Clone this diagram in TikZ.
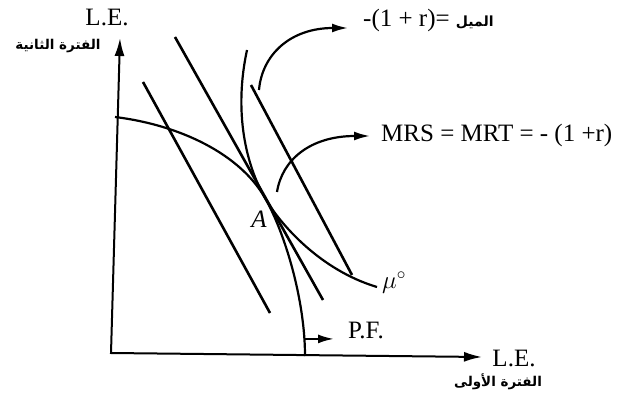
\documentclass[tikz,border=0pt]{standalone}
\usepackage{fontspec}
\setmainfont{Liberation Serif}
\newfontfamily\arabicfont[Script=Arabic]{DejaVu Sans}
\TeXXeTstate=1
\usetikzlibrary{arrows.meta}
\newcommand{\artxt}[1]{{\arabicfont\bfseries\fontsize{14}{16}\selectfont\beginR #1\endR}}

\begin{document}
\begin{tikzpicture}[
    x=1pt, y=-1pt,
    every node/.style={font=\fontsize{25}{27}\selectfont, inner sep=2pt},
    arlabel/.style={font=\fontsize{13.5}{15}\selectfont\arabicfont\bfseries},
    axis/.style={line width=2pt, {Latex[length=18pt,width=10pt]}-{Latex[length=18pt,width=10pt]}},
    budget/.style={line width=2.6pt},
    curve/.style={line width=2.2pt},
    pointer/.style={line width=2.2pt, -{Latex[length=16pt,width=9pt]}},
  ]
  \useasboundingbox (0,0) rectangle (618,414);

  % Axes
  \coordinate (O) at (111,353);
  \coordinate (ytip) at (120,38);
  \coordinate (xtip) at (482,357);
  \draw[axis] (ytip) -- (O) -- (xtip);
  \node (yle) at (107,17) {L.E.};
  \node[arlabel] (yper) at (58,46) {\beginR الفترة الثانية\endR};
  \node (xle) at (514,358) {L.E.};
  \node[arlabel] (xper) at (498,382) {\beginR الفترة الأولى\endR};

  % Budget lines
  \draw[budget] (143,82) -- (270,313);
  \draw[budget] (175,37) -- (323,300);
  \draw[budget] (251,85) -- (352,275);

  % Frontier and indifference curve, tangent at A
  \coordinate (A) at (265,198);
  \draw[curve] (115,117) .. controls (180,125) and (240,154) .. (A)
    .. controls (285,233) and (305,300) .. (305,356) coordinate[pos=0.9] (pfA);
  \draw[curve] (247,50) .. controls (232,120) and (250,172) .. (A)
    .. controls (280,224) and (320,270) .. (377,287);
  \node (alab) at (259,219) {\textit{A}};
  \node (mu) at (394,283) {$\mu^{\circ}$};

  % Pointers
  \coordinate (s1) at (259,90);
  \coordinate (t1) at (348,28);
  \node[anchor=west] (slope) at (361,20) {-(1 + r)= \artxt{الميل}};
  \draw[pointer] (s1) .. controls (262,55) and (290,28) .. (t1);

  \coordinate (s2) at (277,192);
  \coordinate (t2) at (370,136);
  \node[anchor=west] (mrs) at (379,135) {MRS = MRT = - (1 +r)};
  \draw[pointer] (s2) .. controls (282,160) and (310,136) .. (t2);

  \coordinate (pftip) at (334,338);
  \node (pf) at (366,330) {P.F.};
  \draw[pointer] (pfA) -- (pfA -| pftip);
\end{tikzpicture}
\end{document}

⁂

### Work to do
Leave the images out, please, and restate each line word for word.

### Answer to this task
Clone this diagram in TikZ.
\documentclass[tikz,border=0pt]{standalone}
\usepackage{fontspec}
\setmainfont{Liberation Serif}
\newfontfamily\arabicfont[Script=Arabic]{DejaVu Sans}
\TeXXeTstate=1
\usetikzlibrary{arrows.meta}
\newcommand{\artxt}[1]{{\arabicfont\bfseries\fontsize{14}{16}\selectfont\beginR #1\endR}}

\begin{document}
\begin{tikzpicture}[
    x=1pt, y=-1pt,
    every node/.style={font=\fontsize{25}{27}\selectfont, inner sep=2pt},
    arlabel/.style={font=\fontsize{13.5}{15}\selectfont\arabicfont\bfseries},
    axis/.style={line width=2pt, {Latex[length=18pt,width=10pt]}-{Latex[length=18pt,width=10pt]}},
    budget/.style={line width=2.6pt},
    curve/.style={line width=2.2pt},
    pointer/.style={line width=2.2pt, -{Latex[length=16pt,width=9pt]}},
  ]
  \useasboundingbox (0,0) rectangle (618,414);

  % Axes
  \coordinate (O) at (111,353);
  \coordinate (ytip) at (120,38);
  \coordinate (xtip) at (482,357);
  \draw[axis] (ytip) -- (O) -- (xtip);
  \node (yle) at (107,17) {L.E.};
  \node[arlabel] (yper) at (58,46) {\beginR الفترة الثانية\endR};
  \node (xle) at (514,358) {L.E.};
  \node[arlabel] (xper) at (498,382) {\beginR الفترة الأولى\endR};

  % Budget lines
  \draw[budget] (143,82) -- (270,313);
  \draw[budget] (175,37) -- (323,300);
  \draw[budget] (251,85) -- (352,275);

  % Frontier and indifference curve, tangent at A
  \coordinate (A) at (265,198);
  \draw[curve] (115,117) .. controls (180,125) and (240,154) .. (A)
    .. controls (285,233) and (305,300) .. (305,356) coordinate[pos=0.9] (pfA);
  \draw[curve] (247,50) .. controls (232,120) and (250,172) .. (A)
    .. controls (280,224) and (320,270) .. (377,287);
  \node (alab) at (259,219) {\textit{A}};
  \node (mu) at (394,283) {$\mu^{\circ}$};

  % Pointers
  \coordinate (s1) at (259,90);
  \coordinate (t1) at (348,28);
  \node[anchor=west] (slope) at (361,20) {-(1 + r)= \artxt{الميل}};
  \draw[pointer] (s1) .. controls (262,55) and (290,28) .. (t1);

  \coordinate (s2) at (277,192);
  \coordinate (t2) at (370,136);
  \node[anchor=west] (mrs) at (379,135) {MRS = MRT = - (1 +r)};
  \draw[pointer] (s2) .. controls (282,160) and (310,136) .. (t2);

  \coordinate (pftip) at (334,338);
  \node (pf) at (366,330) {P.F.};
  \draw[pointer] (pfA) -- (pfA -| pftip);
\end{tikzpicture}
\end{document}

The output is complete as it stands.